How liberals won the cold war

There's much to commend in Peter Beinart's essay in The New York Times Magazine this past Sunday, and I'm a little surprised there hasn't been more discussion of it in the blogosphere. Perhaps it got lost in the faux outrage over a protest song, pushed aside by the distraction of watching the disbelieving gasp of journalists confronted with irony, and forgotten amidst the heady celebration of Codpiece Day.

And while I generally share the Left's misgivings about Beinart's obsession with appearing muscular, I thought his essay was a useful reminder that the Soviet Union did not suddenly collapse because Ronald Reagan said, "Boo!," while unveiling his own "Doomsday Machine," but rather the foundation of the Soviet empire was relentlessly weakened in large part through the work of post-war liberal Democrats who for forty years kept the Soviets contained and kept U.S. democracy and culture as a paradigm for Europe.

The liberal story began with a different fear about America. If cold-war conservatives worried that Americans no longer saw their own virtue, cold-war liberals worried that Americans saw only their virtue. The A.D.A.'s most important intellectual — its equivalent of James Burnham — was the tall, German-American theologian Reinhold Niebuhr. Niebuhr was a dedicated opponent of communism, but he was concerned that in pursuing a just cause, Americans would lose sight of their own capacity for injustice. "We must take, and must continue to take, morally hazardous actions to preserve our civilization," he wrote. "We must exercise our power. But we ought neither to believe that a nation is capable of perfect disinterestedness in its exercise nor become complacent about particular degrees of interest and passion which corrupt the justice by which the exercise of power is legitimized." Americans, Niebuhr argued, should not emulate the absolute self-confidence of their enemies. They should not pretend that a country that countenanced McCarthyism and segregation was morally pure. Rather, they should cultivate enough self-doubt to ensure that unlike the Communists', their idealism never degenerated into fanaticism. Open-mindedness, he argued, is not "a virtue of people who don't believe anything. It is a virtue of people who know. . .that their beliefs are not absolutely true."

George Kennan, architect of the Truman administration's early policies toward the Soviet Union, called Niebuhr the "father of us all." And in the first years of the cold war, Niebuhr's emphasis on moral fallibility underlay America's remarkable willingness to restrain its power. In the aftermath of World War II, the United States represented half of the world's G.D.P., and the nations of Western Europe lay militarily and economically prostrate. Yet the Truman administration self-consciously bound America within institutions like NATO, which gave those weaker nations influence over American conduct. "We all have to recognize, no matter how great our strength," Truman declared, "that we must deny ourselves the license to do always as we please." As the historian John Lewis Gaddis has written: "It was not that the Americans lacked the capacity to force their allies into line.. . .What is surprising is how rarely this happened; how much effort the United States put into persuading — quite often even deferring to — its NATO partners."

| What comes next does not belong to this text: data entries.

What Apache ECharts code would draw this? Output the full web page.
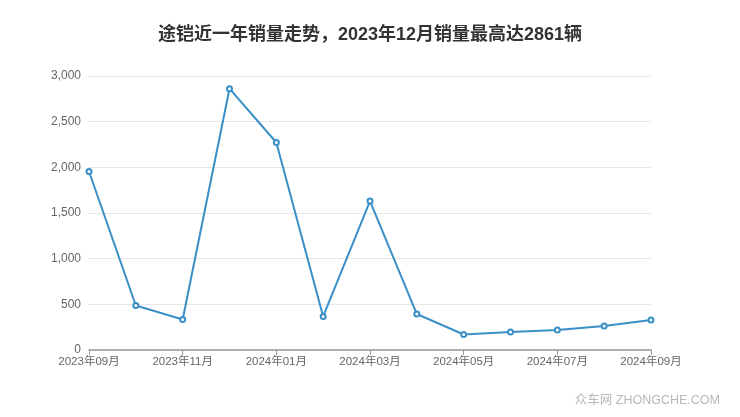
<!DOCTYPE html>
<html><head><meta charset="utf-8">
<script src="https://cdn.jsdelivr.net/npm/echarts@6/dist/echarts.min.js"></script>
<style>html,body{margin:0;padding:0;background:#fff}#c{width:740px;height:417px}</style>
</head><body><div id="c"></div>
<script>
const titleText = '途铠近一年销量走势，2023年12月销量最高达2861辆';
const months = ['2023年09月','2023年10月','2023年11月','2023年12月','2024年01月','2024年02月','2024年03月','2024年04月','2024年05月','2024年06月','2024年07月','2024年08月','2024年09月'];
const sales = [1954, 487, 334, 2861, 2272, 367, 1631, 394, 170, 197, 219, 263, 328];
const yTicks = [0, 500, 1000, 1500, 2000, 2500, 3000];

const chart = echarts.init(document.getElementById('c'));
chart.setOption({
  backgroundColor: '#fff',
  animation: false,
  title: {
    text: titleText, left: 'center', top: 21,
    textStyle: {fontSize: 18, fontWeight: 'bold', color: '#333', fontFamily: '"Liberation Sans", "Noto Sans CJK SC"'}
  },
  grid: {left: 89, right: 89, top: 76, bottom: 67},
  xAxis: {
    type: 'category', data: months, boundaryGap: false,
    axisLine: {lineStyle: {color: '#999', width: 1.5}},
    axisTick: {show: true, interval: 1, lineStyle: {color: '#999'}},
    axisLabel: {interval: 1, color: '#666', fontSize: 11.5, fontFamily: '"Liberation Sans", "Noto Sans CJK SC"', margin: 6}
  },
  yAxis: {
    type: 'value', min: yTicks[0], max: yTicks[yTicks.length-1], interval: 500,
    axisLine: {show: false}, axisTick: {show: false},
    splitLine: {lineStyle: {color: '#e6e6e6'}},
    axisLabel: {color: '#666', fontSize: 12, margin: 8, fontFamily: '"Liberation Sans"',
      formatter: v => v.toLocaleString('en-US')}
  },
  series: [{
    type: 'line', data: sales,
    symbol: 'emptyCircle', symbolSize: 5, showAllSymbol: true,
    lineStyle: {color: '#3a8fc6', width: 2},
    itemStyle: {color: '#3a8fc6', borderWidth: 1.5}
  }],
  graphic: [{
    type: 'text', right: 20, bottom: 10,
    style: {text: '众车网 ZHONGCHE.COM', fill: '#b8b8b8', fontSize: 12.5, fontFamily: '"Liberation Sans", "Noto Sans CJK SC"'}
  }]
});
</script></body></html>
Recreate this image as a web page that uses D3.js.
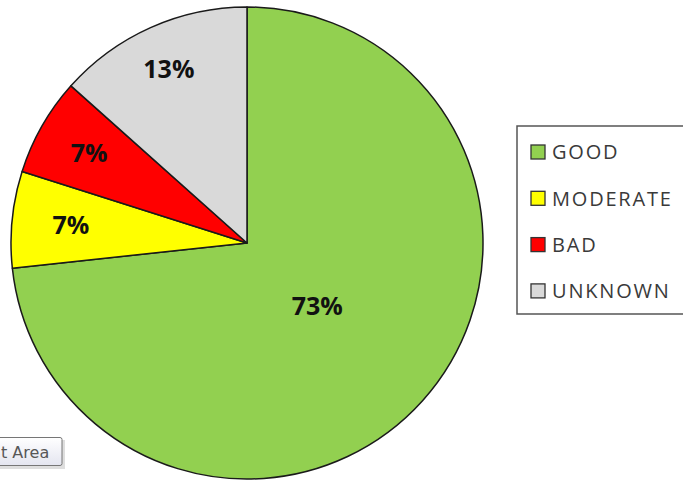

Kennan believed America's great advantage in the cold war was that the Soviet Union constituted an empire, which held its alliances together by force. By contrast, he argued, if the United States resisted the imperial temptation and built alliances that respected foreign nationalism, those alliances would endure. In 1947, when the Truman administration announced the Marshall Plan to help rebuild postwar Western Europe, he resisted using the aid to recast European economies in America's image. Indeed, his administration assisted socialist parties, recognizing that while they might not always prove ideologically pliant, they represented home-grown bulwarks against Soviet power. As one Truman State Department official put it, America should seek European allies "strong enough to say no both to the Soviet Union and the United States, if our actions should seem so to require."

For conservatives, this willingness to indulge governments that would not bend fully to American principles and American wishes was yet another sign that Americans did not truly believe in the righteousness of their cause. While Kennan saw the Soviet empire as brittle, Burnham envied its lockstep unity and urged America to build its own equivalent. "The reality," he wrote, "is that the only alternative to the communist World Empire is an American Empire, which will be, if not literally worldwide in formal boundaries, capable of exercising decisive world control."

If different views about moral clarity produced different views about American restraint, they also produced different views on how best to defend democracy, at home and abroad. The Marshall Plan's premise was that the survival of European democracy depended on its ability to deliver economic opportunity. In "The Vital Center," his famed 1949 statement of cold-war liberalism, Arthur Schlesinger Jr. compared communism to an intruder trying to enter a house. The American military could keep it from knocking down the door. But if the people inside were sufficiently desperate, they might unlock it from the inside.


Useful history, indeed. But I'm not entirely sure what Beinart means for us to do with it. After all, arguing that Liberals will help America restrain its inner totalitarian does not sound like an effective message point for the coming mid-terms. For while there is much to admire about Adlai Stevenson, the intellectual model of the cold war liberal, he had a habit of losing elections.

Further, while Beinart finds Democrats' "Michael Dukakis strategy" of proclaiming their "competence" a sign of "ideological weakness," at the moment it looks like a pretty good plan, given the alternative of which we're in the midst.